言葉を紡ぎ、世界を作り出すとは、どういうことなのか。無限の迷宮を彷徨い続ける青年・光。どんなに歩いても、螺旋階段が上下に伸び、廊下が一直線に続くばかりだ。ある時、迷宮の中にホテルが建っているのを発見した光は、その支配人となり、客を呼び込むポスターを貼るため、再び迷宮へと足を踏み入れる。迷宮の中の玩具屋で働く女性・言海は、ポスターを見て、ブリキの動物たちを連れてホテルを目指す―。若き才能による大胆で緻密な野間文芸新人賞受賞後第一作。

火のないところに煙は
芦沢 央 (著)

「神楽坂を舞台に怪談を書きませんか」突然の依頼に、作家の「私」は、かつての凄惨な体験を振り返る。解けない謎、救えなかった友人、そこから逃げ出した自分。「私」は、事件を小説として発表することで情報を集めようとするが―。予測不可能な展開とどんでん返しの波状攻撃にあなたも必ず騙される。一気読み不可避、寝不足必至!!読み始めたら引き返せない、戦慄の暗黒ミステリ!


赤松利市 (著)

第1回大藪春彦新人賞受賞者、捨身の初長編
62歳、住所不定、無職。平成最後の大型新人。鮮烈なるデビュー!

紀州雑賀崎を発祥の地とする一本釣り漁師船団。かつては「海の雑賀衆」との勇名を轟かせた彼らも、時代の波に呑まれ、終の棲家と定めたのは日本海に浮かぶ孤島だった。日銭を稼ぎ、場末の居酒屋で管を巻く、そんな彼らの生を照らす一筋の光明。しかしそれは破滅への序曲にすぎなかった―。

平場の月
朝倉かすみ (著)

朝霞、新座、志木―。家庭を持ってもこのへんに住む元女子たち。元男子の青砥も、このへんで育ち、働き、老いぼれていく連中のひとりである。須藤とは、病院の売店で再会した。中学時代にコクって振られた、芯の太い元女子だ。50年生きてきた男と女には、老いた家族や過去もあり、危うくて静かな世界が縷々と流れる―。心のすき間を埋めるような感情のうねりを、求めあう熱情を、生きる哀しみを、圧倒的な筆致で描く、大人の恋愛小説。

カゲロボ
木皿 泉 (著)

今日も、誰かがささやく。
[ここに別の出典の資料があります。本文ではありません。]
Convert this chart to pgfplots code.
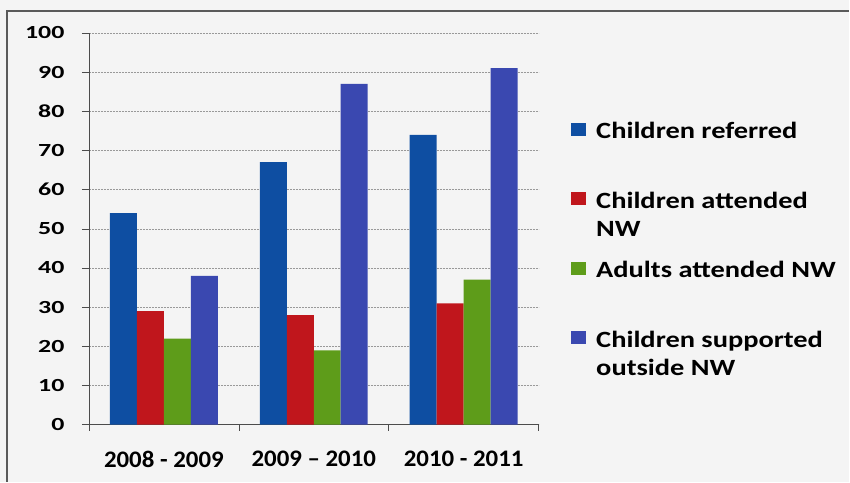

「あいつがカゲロボらしいよ――」。いつも、誰かに見られている……。最初は他愛のない都市伝説の筈だった。しかし、イジメに遭う中学生、周囲から認知症を疑われる老人、ホスピスに入った患者、殺人を犯そうとする中年女性など、人生の危機に面した彼らの前に、突然現れた「それ」が語ったことは。いま最注目の作家が描いた、救いをめぐる傑作。

落花
澤田 瞳子 (著)

野太い喊声、弓箭の高鳴り、馬の嘶き…血の色の花咲く戦場に、なぜかくも心震わせる至誠の音が生まれるのか!己の音楽を究めんと、幻の師を追い京から東国へ下った寛朝。そこで彼は、荒ぶる地の化身のようなもののふに出会う。―「坂東のならず者」を誰より理解したのは、後の大僧正その人だった。謀叛人・平将門と、仁和寺の梵唄僧・寛朝。男たちの魂の咆哮が響き合う歴史雄篇。俊英が描く武士の世の胎動!